Written task =>
Search the listing below for the word "Output" and copy each line that holds it.

Extracted information =>
++++++++

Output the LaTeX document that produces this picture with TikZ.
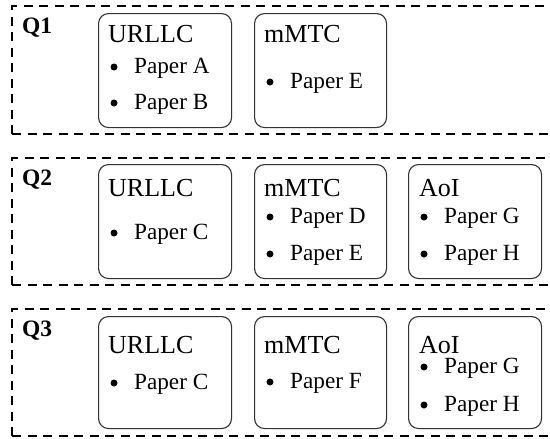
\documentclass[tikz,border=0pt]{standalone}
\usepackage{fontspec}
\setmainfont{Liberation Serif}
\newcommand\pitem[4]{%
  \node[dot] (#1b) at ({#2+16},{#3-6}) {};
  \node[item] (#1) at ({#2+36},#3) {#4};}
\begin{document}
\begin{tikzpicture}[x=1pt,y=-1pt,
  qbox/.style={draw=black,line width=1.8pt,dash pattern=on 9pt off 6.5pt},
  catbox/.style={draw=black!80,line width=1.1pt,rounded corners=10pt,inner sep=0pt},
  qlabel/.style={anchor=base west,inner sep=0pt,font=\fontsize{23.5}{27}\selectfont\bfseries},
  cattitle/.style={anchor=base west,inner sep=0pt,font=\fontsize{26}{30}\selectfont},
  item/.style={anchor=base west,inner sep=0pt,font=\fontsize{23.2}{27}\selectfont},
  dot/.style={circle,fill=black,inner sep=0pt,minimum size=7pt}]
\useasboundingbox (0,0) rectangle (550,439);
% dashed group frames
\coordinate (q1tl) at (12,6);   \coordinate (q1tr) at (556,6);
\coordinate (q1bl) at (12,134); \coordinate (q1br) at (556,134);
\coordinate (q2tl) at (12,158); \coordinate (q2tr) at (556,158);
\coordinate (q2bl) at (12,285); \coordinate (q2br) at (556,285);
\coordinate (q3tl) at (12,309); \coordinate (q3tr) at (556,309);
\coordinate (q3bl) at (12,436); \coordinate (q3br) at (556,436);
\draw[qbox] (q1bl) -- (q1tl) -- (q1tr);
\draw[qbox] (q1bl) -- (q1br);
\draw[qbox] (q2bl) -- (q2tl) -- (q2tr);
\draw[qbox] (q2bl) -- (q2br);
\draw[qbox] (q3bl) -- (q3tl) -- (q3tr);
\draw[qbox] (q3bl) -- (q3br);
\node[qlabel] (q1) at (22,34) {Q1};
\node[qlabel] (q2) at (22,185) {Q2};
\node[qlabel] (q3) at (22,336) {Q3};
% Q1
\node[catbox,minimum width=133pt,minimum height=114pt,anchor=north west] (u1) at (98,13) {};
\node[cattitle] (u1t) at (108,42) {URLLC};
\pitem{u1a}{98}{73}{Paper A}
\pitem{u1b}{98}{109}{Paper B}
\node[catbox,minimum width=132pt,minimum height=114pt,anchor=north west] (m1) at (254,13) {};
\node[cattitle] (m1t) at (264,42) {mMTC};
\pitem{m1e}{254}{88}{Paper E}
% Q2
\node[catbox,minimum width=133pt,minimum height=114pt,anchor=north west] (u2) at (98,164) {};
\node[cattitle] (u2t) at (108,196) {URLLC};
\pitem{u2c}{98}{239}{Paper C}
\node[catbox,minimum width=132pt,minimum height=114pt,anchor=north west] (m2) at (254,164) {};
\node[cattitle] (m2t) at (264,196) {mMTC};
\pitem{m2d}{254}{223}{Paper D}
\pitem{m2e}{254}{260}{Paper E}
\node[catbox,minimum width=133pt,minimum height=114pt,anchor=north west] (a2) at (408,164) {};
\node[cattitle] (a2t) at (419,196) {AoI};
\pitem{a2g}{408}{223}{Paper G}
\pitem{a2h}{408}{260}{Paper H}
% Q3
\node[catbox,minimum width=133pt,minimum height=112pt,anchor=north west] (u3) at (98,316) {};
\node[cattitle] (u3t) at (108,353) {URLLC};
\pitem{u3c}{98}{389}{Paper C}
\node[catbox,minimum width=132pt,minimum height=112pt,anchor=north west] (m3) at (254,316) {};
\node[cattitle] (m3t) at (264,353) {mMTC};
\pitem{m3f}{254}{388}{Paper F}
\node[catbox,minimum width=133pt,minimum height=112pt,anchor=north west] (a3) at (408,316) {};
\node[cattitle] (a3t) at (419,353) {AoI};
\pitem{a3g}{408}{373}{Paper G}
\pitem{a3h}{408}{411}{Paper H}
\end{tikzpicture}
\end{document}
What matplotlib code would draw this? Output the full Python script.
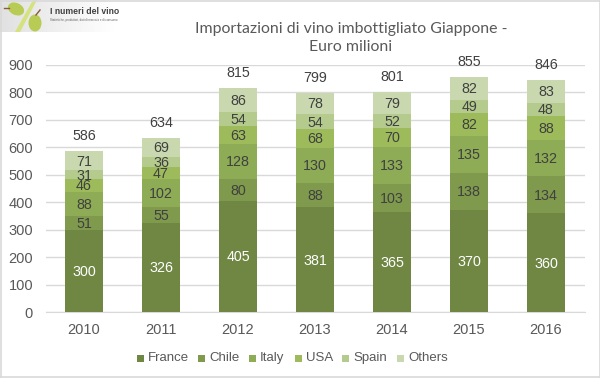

++++++++

Written answer =>
Output the LaTeX document that produces this picture with TikZ.
What matplotlib code would draw this? Output the full Python script.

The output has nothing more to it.